“Where have the birds gone?”
That’s a question heard multiple times in recent months.
The easiest answer was to blame our hot, dry summer.
Recent rains have changed things.
Everyone has their birds back. Right? I hope so.
Last week, everything began to point to fall’s arrival. Days and nights turned cooler and action around the feeders picked up.
Much of this activity was created by the familiar nuthatches, chickadees, bushtits, song sparrows, juncos and towhees.
One surprise was a visit by a brown creeper.
Other birds suggested they may be fall migrants.
About a half dozen white-crowned sparrows showed up.
There were both immatures and adults and they were a reminder to look carefully at the birds arriving at the feeders.
White-crowns do nest here but migrants also pass through from nesting areas to the north of us.
The sounds of fall also began in earnest this past week.
Starling flocks and robin flocks were calling throughout the neighborhood.
Both the flickers and pileated woodpeckers added their calls to the cacophony.
They were eyeing the berries on the mountain ash trees as well as the wild hawthorns.
Lacking from all the activity were the cedar waxwings and band-tailed pigeons.
They often arrive to devour the reddening buttons on the dogwoods, but they have been absent from my yard the last two years.
It had been almost four years since I’d enjoyed a trip to our cabin on the Olympic Peninsula’s Hoh River.
I was hoping to hear the ruffed grouse drumming and the grunting sound made by the blue grouse.
They make it by inflating air sacs on their breast which they then beat with their spread wings.
They were silent during our visit.
Only once did I think I may have heard a blue grouse, but it could also have been my hopeful imagination.
There have been major changes in the Hoh Valley.
Thousands of acres of timber have been harvested.
Clear-cuts have denuded the foothills.
The terrain was so changed that it took us two tries before we found the old, familiar road to the cabin.
We didn’t see any birds.
Even the ravens that fly up the river every morning were missing.
The sight of four mallard ducks feeding on the river in front of the cabin was the total wildlife number for this trip.
I hope this lack of bird activity changed overnight on the Hoh just as it has at home.
When the rains settle in for real, the river’s level will rise and some of the southward bound migrants will follow the river’s course.
It can be exciting to bird the large rivers that flow from the Olympics at this time of the year.

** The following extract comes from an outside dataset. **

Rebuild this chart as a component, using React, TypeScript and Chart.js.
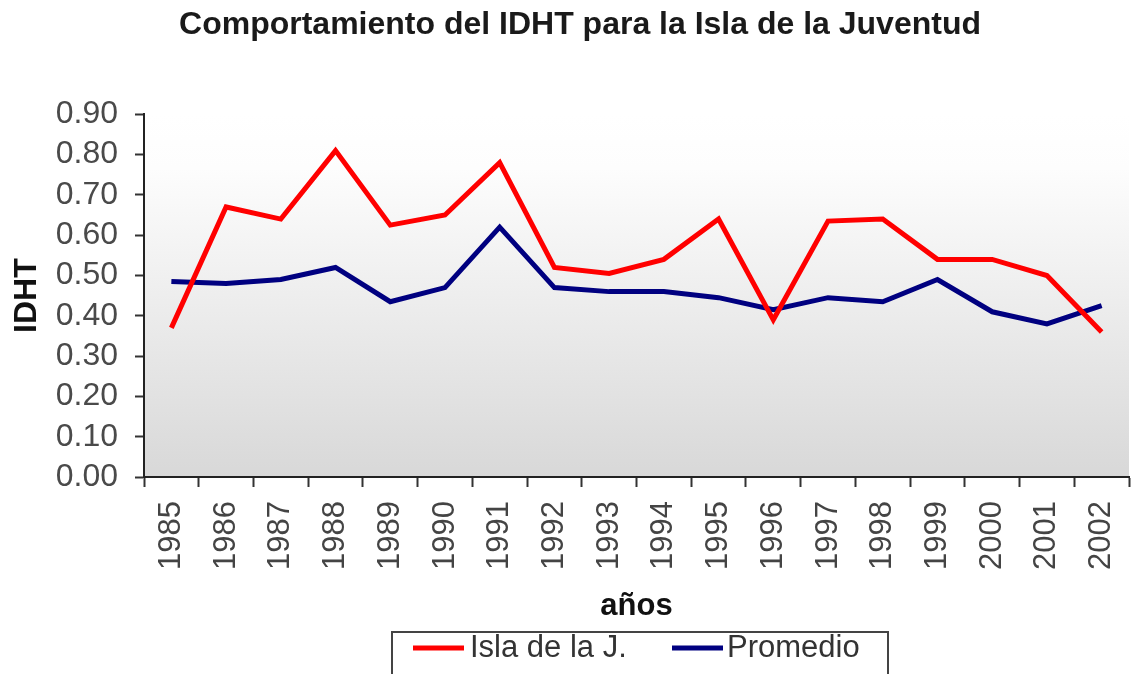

Dippers (water ouzel) are resident along the Hoh and in a few months, they will start their winter serenading.
Common mergansers and harlequin ducks nest here but they move to the salt water at this time of the year.
Migrating passerines bring some great surprises.
One year it was several Say’s phoebes and there are always the opportunistic hawks to watch for.
If there was a way to encourage the hawks and the owls to dine on several visitors at the cabin, I wish I knew it.
It was very evident that during some long absences, the local mice colony has begun moving in for the winter.
One area resembled a mouse nursery. If anyone knows how to find a “mouse entrance,” I would love to hear from them. This type of fall activity isn’t welcome.